Two recent reports paint a grim picture for the future of life on our planet. The first, the special IPCC report, states that we have about 12 years to drastically reduce greenhouse gas emissions if we are to avoid runaway climate change. Even doing so, we are likely to face grave planetary consequences. WWF recently released the 2018 version of their Living Planet Report, stating that we have lost 60% of biodiversity in less than 50 years. The message of both reports is unequivocal: we must take bold action now, and failure to do so will have permanent repercussions for all future generations.
But how can the world take action? One answer is simple: we need to radically rethink how we invest our wealth. The past two months have been busy ones for the United Nations Development Programme (UNDP) on the topic of finance. Among many others, an event sponsored by the UNDP-led New York Declaration on Forests during the UN General Assembly highlighted key trends in forest finance; UNDP launched the Lion’s Share initiative accelerating private sector finance for conservation, a new initiative on measuring the impact of finance for the SDGs, and most recently UNDP launched a new partnership with the Government of Scotland to accelerate inclusive, nature-based private sector finance.
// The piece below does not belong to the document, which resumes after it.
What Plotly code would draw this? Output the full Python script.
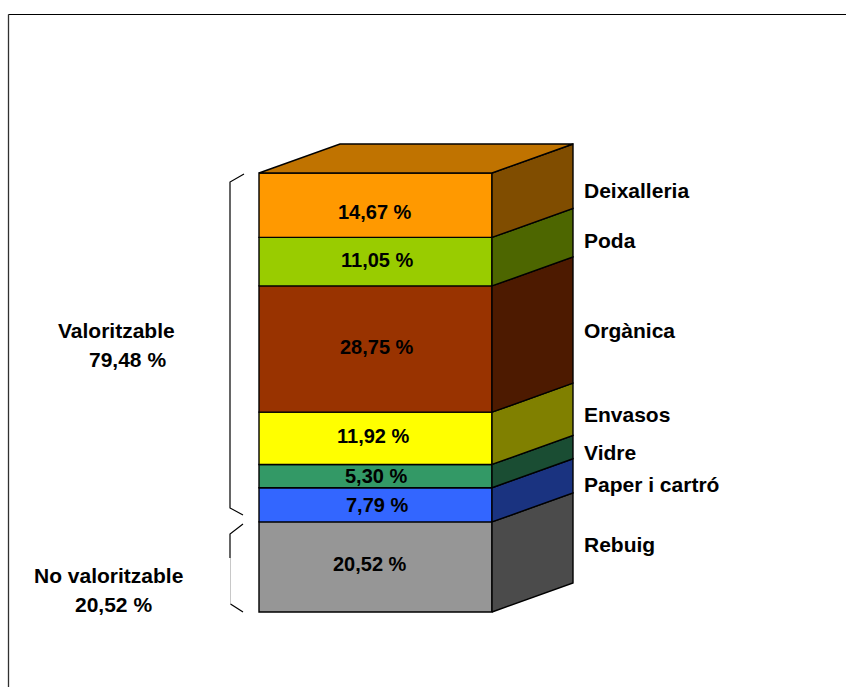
import plotly.graph_objects as go
import numpy as np

categories = ["Rebuig", "Paper i cartró", "Vidre", "Envasos", "Orgànica", "Poda", "Deixalleria"]
values = [20.52, 7.79, 5.30, 11.92, 28.75, 11.05, 14.67]
value_labels = ["20,52 %", "7,79 %", "5,30 %", "11,92 %", "28,75 %", "11,05 %", "14,67 %"]
front_colors = ["#969696", "#3366FF", "#339966", "#FFFF00", "#993300", "#99CC00", "#FF9900"]
side_colors = ["#4B4B4B", "#1A3380", "#1A4D33", "#808000", "#4D1A00", "#4D6600", "#804D00"]
top_color = "#C07300"
group_labels = ["Valoritzable", "79,48 %", "No valoritzable", "20,52 %"]

W, H = 846, 687
Y0_PX, PX_PER_UNIT = 612.0, 4.39
LEFT, RIGHT = 259.0, 492.0
DX, DY_PX = 81.0, 29.0
DY = DY_PX / PX_PER_UNIT


def v(px):
    return (Y0_PX - px) / PX_PER_UNIT


fig = go.Figure()
bottoms = np.concatenate([[0], np.cumsum(values)[:-1]])
tops = np.cumsum(values)
EDGE = dict(color="#000000", width=1.4)

for name, val, base, col in zip(categories, values, bottoms, front_colors):
    fig.add_trace(go.Bar(x=[(LEFT + RIGHT) / 2], y=[val], base=[base], width=[RIGHT - LEFT],
                         name=name, marker=dict(color=col, line=EDGE), showlegend=False))

for name, lo, hi, col in zip(categories, bottoms, tops, side_colors):
    fig.add_trace(go.Scatter(
        x=[RIGHT, RIGHT + DX, RIGHT + DX, RIGHT, RIGHT],
        y=[lo, lo + DY, hi + DY, hi, lo],
        mode="lines", fill="toself", fillcolor=col, line=EDGE, showlegend=False, name=name))

fig.add_trace(go.Scatter(
    x=[LEFT, LEFT + DX, RIGHT + DX, RIGHT, LEFT],
    y=[tops[-1], tops[-1] + DY, tops[-1] + DY, tops[-1], tops[-1]],
    mode="lines", fill="toself", fillcolor=top_color, line=EDGE, showlegend=False))

# frame (left and top only)
frame = dict(color="#000000", width=1)
fig.add_shape(type="line", xref="x", yref="y", x0=8.5, x1=8.5, y0=v(687), y1=v(14.5), line=dict(color="#303030", width=1.3))
fig.add_shape(type="line", xref="x", yref="y", x0=8.5, x1=846, y0=v(14.5), y1=v(14.5), line=frame)

# braces
black = dict(color="#000000", width=1.2)
fig.add_trace(go.Scatter(x=[244, 230, 230, 243], y=[v(174), v(182), v(508), v(515)],
                         mode="lines", line=black, showlegend=False))
fig.add_trace(go.Scatter(x=[243, 230, 230], y=[v(524), v(534), v(558)],
                         mode="lines", line=black, showlegend=False))
fig.add_trace(go.Scatter(x=[230.5, 230.5], y=[v(558), v(604)],
                         mode="lines", line=dict(color="#C8C8C8", width=1), showlegend=False))
fig.add_trace(go.Scatter(x=[230.5, 243], y=[v(604), v(612)],
                         mode="lines", line=black, showlegend=False))

FAMILY = "Liberation Sans, Arial, sans-serif"
VALUE_FONT = dict(family=FAMILY, size=20, color="#000000")
LABEL_FONT = dict(family=FAMILY, size=21, color="#000000")
value_label_px = [564, 505, 476, 436, 347, 260, 212]
value_label_cx = [370, 377, 376, 373, 377, 377, 375]
for text, py, cx in zip(value_labels, value_label_px, value_label_cx):
    fig.add_annotation(x=cx, y=v(py), text=f"<b>{text}</b>", showarrow=False, xanchor="center",
                       yanchor="middle", font=VALUE_FONT, xref="x", yref="y")

cat_label_px = [544, 484, 452, 414, 330, 240, 190]
for text, py in zip(categories, cat_label_px):
    fig.add_annotation(x=582, y=v(py), text=f"<b>{text}</b>", showarrow=False, xanchor="left",
                       yanchor="middle", font=LABEL_FONT, xref="x", yref="y")

for text, (cx, py) in zip(group_labels, [(116, 330), (127.5, 359), (108.5, 575), (113.5, 604)]):
    fig.add_annotation(x=cx, y=v(py), text=f"<b>{text}</b>", showarrow=False, xanchor="center",
                       yanchor="middle", font=LABEL_FONT, xref="x", yref="y")

fig.update_layout(
    width=W, height=H, margin=dict(l=0, r=0, t=0, b=0), autosize=False,
    barmode="overlay", paper_bgcolor="#FFFFFF", plot_bgcolor="#FFFFFF", showlegend=False,
    xaxis=dict(range=[0, W], visible=False, fixedrange=True),
    yaxis=dict(range=[v(H), v(0)], visible=False, fixedrange=True),
)
fig.write_html("out.html", post_script="document.body.style.margin='0';", config={"displayModeBar": False})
In each of these events, as well as many others over the past few months, several key themes emerge:
- There is widespread commitment to shift finance away from investments that do not align with the Sustainable Development Goals (SDGs), such as a recent open letter, signed by 44 investors worth $6.4 trillion putting their clients on notice to get out of the business of deforestation;
- There is a sizable finance gap in achieving the Sustainable Development Goals, of $2.5 trillion for developing countries, and as much as $7 trillion annually. Yet this gap represents incredible opportunity, valued at about $12 trillion, and small-enterprises are especially important in using this finance to achieve the SDGs.
- We are well into, but not yet through, a paradigmatic shift in thinking about investments. This is reflected in the semantic diversity across different events; investors are struggling to make sense of this new world, and describe it as ESG (environmental, social and governance), faith-aligned, responsible, ethical, impact and SDG-aligned finance.
- There is an asymmetry between the availability of supply of private sector finance and the supply of investment-ready projects, a phenomenon known as the ‘missing middle.’ This is especially true when it comes to inclusive, nature-based small-and medium-sized enterprises, one of the core indicators of UNDP’s new strategic plan.
- The ‘missing middle’ means that new, innovative finance instruments are likely required to accelerate finance, including green bonds. In fact, the UNDP-led Biodiversity Finance Initiative (BIOFIN) has identified dozens of such finance mechanisms.
- We will not be able to accelerate the deployment of private sector financing of inclusive, nature-based small- and medium-sized enterprises, and the creation of new financial instruments, without new partnerships.
For that reason, it is especially exciting to see a new partnership between UNDP and the Scottish Government, along with the Ethical Finance Hub and the Heriot-Watt University, each committing to a two-year partnership to accelerate learning on how to finance inclusive, nature-based small enterprises.